EXERCISE GOAL -
Look below for the line containing "Write the Plotly code for this chart." and the line containing "0.011, 0.008, 0.006, 0.004]"; repeat exactly those two lines and all lines between them, and nothing else.

————

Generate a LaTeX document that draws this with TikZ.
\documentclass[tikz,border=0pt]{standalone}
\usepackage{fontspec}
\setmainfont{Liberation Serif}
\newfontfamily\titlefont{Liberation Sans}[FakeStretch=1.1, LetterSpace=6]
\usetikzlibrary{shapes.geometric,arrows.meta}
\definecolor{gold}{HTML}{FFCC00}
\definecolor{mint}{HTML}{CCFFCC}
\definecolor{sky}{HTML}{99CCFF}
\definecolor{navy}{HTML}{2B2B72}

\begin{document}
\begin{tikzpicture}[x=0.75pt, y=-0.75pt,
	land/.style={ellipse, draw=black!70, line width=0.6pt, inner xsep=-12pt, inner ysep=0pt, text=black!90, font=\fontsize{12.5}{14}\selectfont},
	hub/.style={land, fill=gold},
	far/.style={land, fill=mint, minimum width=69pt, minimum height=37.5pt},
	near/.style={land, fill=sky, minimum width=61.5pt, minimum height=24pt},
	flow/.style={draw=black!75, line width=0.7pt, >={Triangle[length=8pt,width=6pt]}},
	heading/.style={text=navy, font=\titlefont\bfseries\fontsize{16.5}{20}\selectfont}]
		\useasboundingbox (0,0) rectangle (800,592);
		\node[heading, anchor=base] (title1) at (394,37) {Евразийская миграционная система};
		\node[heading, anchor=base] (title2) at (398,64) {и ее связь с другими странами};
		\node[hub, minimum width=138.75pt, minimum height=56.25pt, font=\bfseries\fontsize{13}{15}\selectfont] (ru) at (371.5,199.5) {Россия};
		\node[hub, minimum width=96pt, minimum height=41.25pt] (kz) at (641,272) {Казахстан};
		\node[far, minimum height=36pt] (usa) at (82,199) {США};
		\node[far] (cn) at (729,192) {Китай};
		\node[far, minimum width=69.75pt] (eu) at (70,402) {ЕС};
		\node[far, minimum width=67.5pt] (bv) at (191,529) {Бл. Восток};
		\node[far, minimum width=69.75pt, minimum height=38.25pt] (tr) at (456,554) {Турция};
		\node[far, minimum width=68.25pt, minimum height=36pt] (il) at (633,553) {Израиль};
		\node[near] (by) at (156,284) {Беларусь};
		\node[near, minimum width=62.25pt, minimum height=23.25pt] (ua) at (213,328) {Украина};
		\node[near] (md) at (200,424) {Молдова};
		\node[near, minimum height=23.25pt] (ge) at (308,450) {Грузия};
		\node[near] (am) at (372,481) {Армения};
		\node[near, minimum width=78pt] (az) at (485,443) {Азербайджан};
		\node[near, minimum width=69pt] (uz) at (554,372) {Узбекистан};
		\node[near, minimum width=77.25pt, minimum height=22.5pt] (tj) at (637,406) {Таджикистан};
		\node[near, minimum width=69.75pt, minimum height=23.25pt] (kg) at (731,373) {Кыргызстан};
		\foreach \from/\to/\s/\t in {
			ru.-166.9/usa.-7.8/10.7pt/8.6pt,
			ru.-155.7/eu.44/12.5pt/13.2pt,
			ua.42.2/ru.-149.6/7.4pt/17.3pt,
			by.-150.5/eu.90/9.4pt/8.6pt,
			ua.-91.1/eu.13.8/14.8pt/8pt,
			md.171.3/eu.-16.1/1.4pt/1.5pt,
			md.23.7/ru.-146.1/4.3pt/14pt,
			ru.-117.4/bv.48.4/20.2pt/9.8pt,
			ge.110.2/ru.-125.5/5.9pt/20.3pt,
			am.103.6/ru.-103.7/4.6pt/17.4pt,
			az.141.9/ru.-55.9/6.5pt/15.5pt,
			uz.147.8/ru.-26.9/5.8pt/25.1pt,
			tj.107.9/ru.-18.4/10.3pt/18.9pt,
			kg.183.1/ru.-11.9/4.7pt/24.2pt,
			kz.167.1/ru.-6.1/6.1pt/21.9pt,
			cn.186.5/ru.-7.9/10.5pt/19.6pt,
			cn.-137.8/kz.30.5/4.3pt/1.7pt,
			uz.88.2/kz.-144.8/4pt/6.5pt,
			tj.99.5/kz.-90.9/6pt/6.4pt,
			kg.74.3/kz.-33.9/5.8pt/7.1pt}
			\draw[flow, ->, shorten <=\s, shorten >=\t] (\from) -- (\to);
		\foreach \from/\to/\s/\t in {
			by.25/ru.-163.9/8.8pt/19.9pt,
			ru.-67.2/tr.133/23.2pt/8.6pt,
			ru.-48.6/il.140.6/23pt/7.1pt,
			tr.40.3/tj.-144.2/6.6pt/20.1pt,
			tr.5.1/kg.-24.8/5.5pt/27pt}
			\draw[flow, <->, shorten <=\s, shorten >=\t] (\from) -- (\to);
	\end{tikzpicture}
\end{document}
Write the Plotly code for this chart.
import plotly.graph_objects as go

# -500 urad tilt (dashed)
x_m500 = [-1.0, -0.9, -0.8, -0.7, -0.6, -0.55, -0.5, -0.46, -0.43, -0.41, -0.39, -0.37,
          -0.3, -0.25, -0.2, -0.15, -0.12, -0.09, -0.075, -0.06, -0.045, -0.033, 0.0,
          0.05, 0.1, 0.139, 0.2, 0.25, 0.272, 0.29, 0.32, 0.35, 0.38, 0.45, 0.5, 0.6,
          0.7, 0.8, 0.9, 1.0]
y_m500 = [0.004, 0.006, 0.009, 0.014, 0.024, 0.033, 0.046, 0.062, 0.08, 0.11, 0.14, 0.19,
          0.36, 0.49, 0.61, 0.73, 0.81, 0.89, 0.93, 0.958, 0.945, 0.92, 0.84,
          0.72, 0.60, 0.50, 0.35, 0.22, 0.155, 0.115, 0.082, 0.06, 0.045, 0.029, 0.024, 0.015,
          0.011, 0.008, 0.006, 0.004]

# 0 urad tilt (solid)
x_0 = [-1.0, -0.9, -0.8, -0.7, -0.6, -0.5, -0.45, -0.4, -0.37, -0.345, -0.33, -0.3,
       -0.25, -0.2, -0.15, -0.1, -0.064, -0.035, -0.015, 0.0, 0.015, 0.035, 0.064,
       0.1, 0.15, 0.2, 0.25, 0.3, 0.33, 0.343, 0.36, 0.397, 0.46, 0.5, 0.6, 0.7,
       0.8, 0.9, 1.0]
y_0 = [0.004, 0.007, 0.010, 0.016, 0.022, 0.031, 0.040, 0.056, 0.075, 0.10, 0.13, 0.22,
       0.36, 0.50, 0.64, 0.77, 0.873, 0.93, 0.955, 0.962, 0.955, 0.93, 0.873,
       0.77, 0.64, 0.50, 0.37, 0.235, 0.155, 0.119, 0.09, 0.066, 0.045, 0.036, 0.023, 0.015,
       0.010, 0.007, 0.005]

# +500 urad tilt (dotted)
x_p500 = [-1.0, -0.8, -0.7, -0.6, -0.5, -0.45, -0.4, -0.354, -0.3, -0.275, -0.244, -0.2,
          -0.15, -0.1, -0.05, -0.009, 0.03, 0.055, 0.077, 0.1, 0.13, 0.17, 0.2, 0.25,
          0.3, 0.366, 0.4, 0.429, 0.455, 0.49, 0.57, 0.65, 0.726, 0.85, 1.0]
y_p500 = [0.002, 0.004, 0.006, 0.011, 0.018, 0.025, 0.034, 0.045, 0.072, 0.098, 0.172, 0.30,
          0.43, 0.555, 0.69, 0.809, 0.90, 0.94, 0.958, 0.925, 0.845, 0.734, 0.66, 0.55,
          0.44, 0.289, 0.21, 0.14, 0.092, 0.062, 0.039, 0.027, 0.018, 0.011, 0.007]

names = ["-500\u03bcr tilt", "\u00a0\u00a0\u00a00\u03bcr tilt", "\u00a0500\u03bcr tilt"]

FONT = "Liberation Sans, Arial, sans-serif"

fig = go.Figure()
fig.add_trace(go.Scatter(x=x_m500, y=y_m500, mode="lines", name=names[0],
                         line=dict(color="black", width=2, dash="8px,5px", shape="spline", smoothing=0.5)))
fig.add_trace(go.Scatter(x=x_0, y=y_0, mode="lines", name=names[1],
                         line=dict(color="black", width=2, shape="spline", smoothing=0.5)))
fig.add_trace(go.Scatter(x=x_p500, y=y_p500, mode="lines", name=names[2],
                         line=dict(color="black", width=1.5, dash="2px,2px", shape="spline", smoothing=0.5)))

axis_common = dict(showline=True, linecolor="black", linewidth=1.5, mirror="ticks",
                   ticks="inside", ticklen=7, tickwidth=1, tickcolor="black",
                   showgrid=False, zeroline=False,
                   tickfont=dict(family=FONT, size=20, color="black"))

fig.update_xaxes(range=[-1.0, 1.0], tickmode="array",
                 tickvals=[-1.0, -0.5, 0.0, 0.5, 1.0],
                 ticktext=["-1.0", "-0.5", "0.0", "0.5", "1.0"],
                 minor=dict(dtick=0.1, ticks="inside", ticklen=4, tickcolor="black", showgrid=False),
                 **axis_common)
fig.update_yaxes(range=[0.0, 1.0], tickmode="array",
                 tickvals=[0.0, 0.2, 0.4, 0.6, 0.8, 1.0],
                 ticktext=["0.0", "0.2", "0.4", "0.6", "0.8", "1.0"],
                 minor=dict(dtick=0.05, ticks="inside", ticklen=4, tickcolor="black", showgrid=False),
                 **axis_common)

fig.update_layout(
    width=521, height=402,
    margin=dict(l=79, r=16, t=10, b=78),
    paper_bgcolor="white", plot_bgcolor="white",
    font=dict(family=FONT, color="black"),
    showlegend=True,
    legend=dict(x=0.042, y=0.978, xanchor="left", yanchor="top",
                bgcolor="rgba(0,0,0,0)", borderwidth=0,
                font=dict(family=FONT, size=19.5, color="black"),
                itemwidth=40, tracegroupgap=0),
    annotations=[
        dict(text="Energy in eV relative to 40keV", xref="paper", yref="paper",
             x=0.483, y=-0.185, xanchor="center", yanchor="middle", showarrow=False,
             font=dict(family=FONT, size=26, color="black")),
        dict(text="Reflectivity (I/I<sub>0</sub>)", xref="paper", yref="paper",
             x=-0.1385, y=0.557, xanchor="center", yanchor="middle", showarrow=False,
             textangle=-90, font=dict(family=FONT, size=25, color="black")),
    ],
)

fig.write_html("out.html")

————

FINISHED TASK -
Write the Plotly code for this chart.
import plotly.graph_objects as go

# -500 urad tilt (dashed)
x_m500 = [-1.0, -0.9, -0.8, -0.7, -0.6, -0.55, -0.5, -0.46, -0.43, -0.41, -0.39, -0.37,
          -0.3, -0.25, -0.2, -0.15, -0.12, -0.09, -0.075, -0.06, -0.045, -0.033, 0.0,
          0.05, 0.1, 0.139, 0.2, 0.25, 0.272, 0.29, 0.32, 0.35, 0.38, 0.45, 0.5, 0.6,
          0.7, 0.8, 0.9, 1.0]
y_m500 = [0.004, 0.006, 0.009, 0.014, 0.024, 0.033, 0.046, 0.062, 0.08, 0.11, 0.14, 0.19,
          0.36, 0.49, 0.61, 0.73, 0.81, 0.89, 0.93, 0.958, 0.945, 0.92, 0.84,
          0.72, 0.60, 0.50, 0.35, 0.22, 0.155, 0.115, 0.082, 0.06, 0.045, 0.029, 0.024, 0.015,
          0.011, 0.008, 0.006, 0.004]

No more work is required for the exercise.